Race Industry Leeches
Photo Credit: frontpagemagThe trial of George Zimmerman is over, but the persecution of him by the race industry isn’t. The Department of Justice is currently combing through the case to find some pretext, no matter how specious, for charging Zimmerman with a violation of civil-rights laws. No matter that the FBI investigation has eliminated race as a factor in Zimmerman’s actions, or that the prosecutors in Florida studiously ignored race as a motive. Under Attorney General Eric Holder, the DOJ has become the Luca Brasi of the race industry, enforcing the self-serving, racialist narrative that in part propelled Holder’s boss into the White House. So don’t be surprised if the DOJ seizes the opportunity.
Indeed, the specter of a DOJ trial is just the latest in a series of events, from the Duke lacrosse team prosecution to Holder’s abuse of the Voting Rights Act, that demonstrate the mendacious, hypocritical racial ideology that permeates our politics and institutions. The central theme of this narrative is the endemic, eternal white racism that accounts for every dysfunction in the black community. No amount of progress, from the remarkable expansion of the black middle class to the utter discrediting of old-school racists like the Ku Klux Klan, can alter this narrative, for the simple reason that a significant number of black politicians, professors, federal and state employees, and activists gain power and money by exploiting the “racism” meme.
Consider the reaction to the trial from the usual race-hack subjects. Hilary Shelton, head of the NAACP Washington Bureau, said, “Those of us who are fathers, particularly of African-American boys, find it [the acquittal] shockingly frightening.” The message, he says, is “Not only can we do this, we can get away with it.”
Well, what should be “shockingly frightening” is the fact that 64% of black children live in homes without a father. Huge numbers of black men are siring children they do not take responsibility for, and are getting away with it.

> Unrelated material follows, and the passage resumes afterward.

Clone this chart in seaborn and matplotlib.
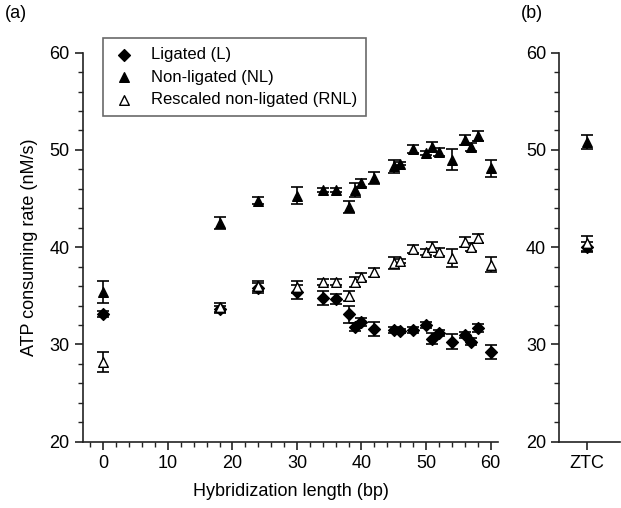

This means that Shelton is speaking about a minority of black men when he evokes “those of us who are fathers,” a minority that no doubt comprises those blacks who are better educated and better employed than the other two-thirds. In other words, Shelton is exploiting the social and economic dysfunctions of under-educated, under-employed clients of the welfare state in order to justify the power and influence of the NAACP.